Early, p. xii, reads as follows:
“It was this quality of Ali’s, his ability to put a certain humor and, thus, a profoundly human face as well as a kind of pop culture sheen on black anger and indignation…”
4. Whitaker, p. 7 cites the same nonexistent issue of the Catholic World for this quotation:
“they are good thinkers, they’re smart, they’re planners. Is Martin Luther King marching and causing trouble? Okay, we’ll let the blacks use the public toilets, but let’s make ’em fight six months for it, and while they’re fighting, we’ll make another plan. The airlines [for example] will give jobs to a few black pilots and black stewardesses, but by the time they’re finally hired, white folks are on the moon in spaceships” (The Catholic World, April 18, 1969).”
The quote, somewhat mangled, is from a Playboy Interview of Ali in November 1975. That interview (edited) is included in the Early collection; the relevant text appears on p. 143.

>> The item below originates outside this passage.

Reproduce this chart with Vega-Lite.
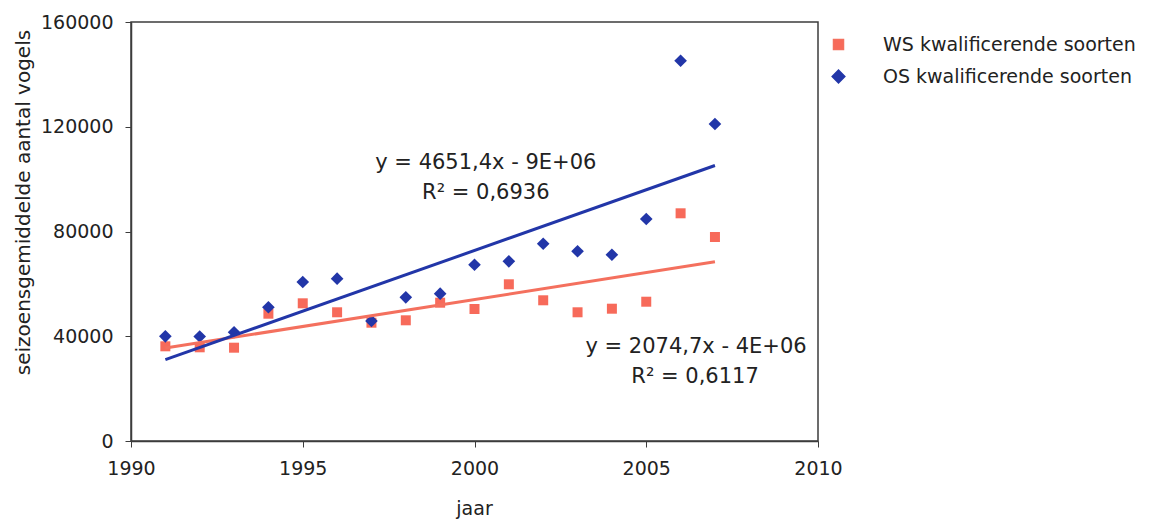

D. Use of Bingham and Wallace. In the following uncited text (p. 11), italics indicate direct use of text from Bingham, Howard L., and Max Wallace. Muhammad Ali’s Greatest Fight: Cassius Clay vs. The United States of America. M. Evans and Company, 2000 (p. 259) and underlining shows close paraphrasing.
“Ali’s human rights work has taken him to every state in the United States and to every continent on the globe. His most important trip, however, came in 1994 when he went to Vietnam. He made the journey to close a tumultuous chapter in his life and to bring together the families of American and Vietnamese servicemen missing since the war.”